On the whole, though, it is interesting and dispiriting to note that, as with every other female politician in the country, May’s political career has been predominantly defined by her gender. As I’ve written before, in 2015, as Home Secretary, her appearance in Parliament on Budget day threatened to overshadow the Chancellor’s statement. In the Daily Mail , sketch writer Quentin Letts recorded that (note familiar use of first name): “Theresa sat in a suit so low cut she could have been taken for Sam Fox”. An accompanying picture illustrated his point.
When May became only the second female Prime Minister in British history, much of the media coverage focused on her gender and on her reported fetish for footwear.
For the Sun , she was the shoe fanatic whose childhood dream was to be a politician, bringing the men “to heel”. Goody Two Shoes said the Mirror . Theresa’s fancy footwork gets her the job, said the Daily Star . This sort of coverage became mundane and day to day. As Guto Harri wrote in GQ magazine in 2018, “Theresa May gets three times as many comments on her appearance as Jeremy Corbyn”
Then there were the inevitable comparisons with Margaret Thatcher which led columnist Hadley Freeman to wittily point out that : “women are such rare creatures that they can only be understood through the prism of one another, like unicorns or sporting triumphs by the England football team.”
Such stuff has continued up to and during her resignation period. On the eve of her departure announcement, the Metro newspaper (which is due to its availability and no cost is perhaps the most widely read newspaper in the UK at the moment) led with the front page picture story, “JUST TELL HER, PHIL” which echoed the supposed wishes of the Tory party. This of course reinforces the traditional patriarchal view – this uppity woman has had her time and chance. It’s time for the husband to reassert his authority and put his wife back in the box.
In the end May embodied the classic contradictions of ‘gendered mediation’. In order to succeed at the highest level in politics women have to, in the words of Blair Williams, adhere to the stereotypically masculine behavioural norms of politics. But when that happens they are portrayed as aggressive or unnatural. As Williams says, the double bind is when women act as ‘too feminine’ then they are “weak, overly emotional” and therefore not to be fully trusted.
The issue that disturbs journalist Sarah Shaffi the most is that the discussions about May’s femininity occupy the space in which there could be a more serious dissection of her party’s policies and their effects. What about Windrush, continuing austerity, US – UK relations in the age of Trump?
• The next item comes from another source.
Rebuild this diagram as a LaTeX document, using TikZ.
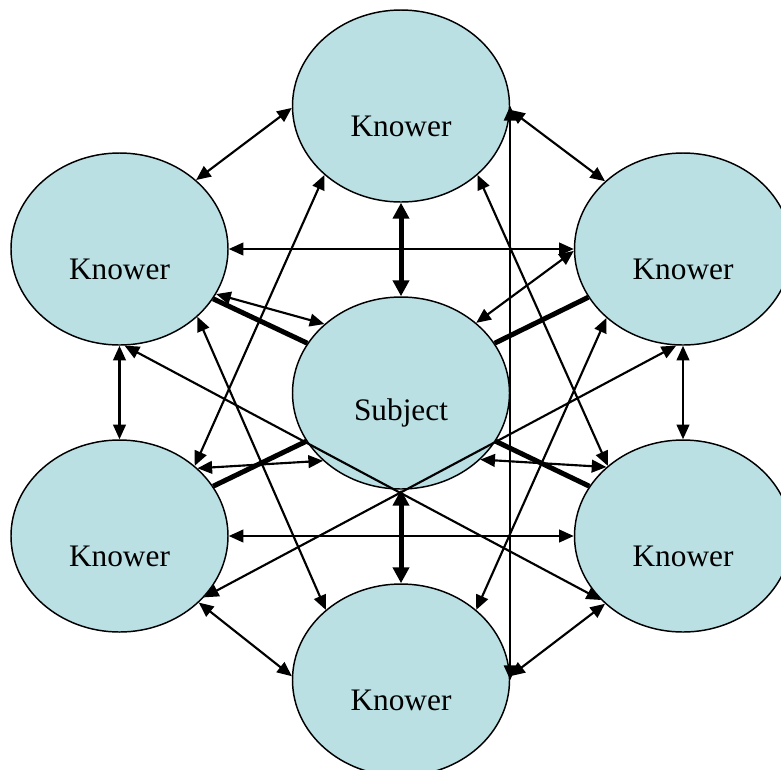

So, we’re in another new era with the barely credible Boris Johnson, whose relentless, unfounded optimism is being leapt upon by certain politicians and members of the press as the best hope we’ve got. There is not the slightest evidence that Johnson can apply himself to the complexities of Brexit negotiations or the myriad of other problems that the UK faces. But, at the moment, the bastions of the right wing British press support him. This Sunday’s Sun stated: “From Day One, BoJo must deploy his trademark can-do optimism to lift his party and country, and show he is the right leader to overcome the crises he inherited.”
Well, one thing is for sure: if he doesn’t deliver, history tells us that his current supporters may vanish quicker than a Labrador’s breakfast.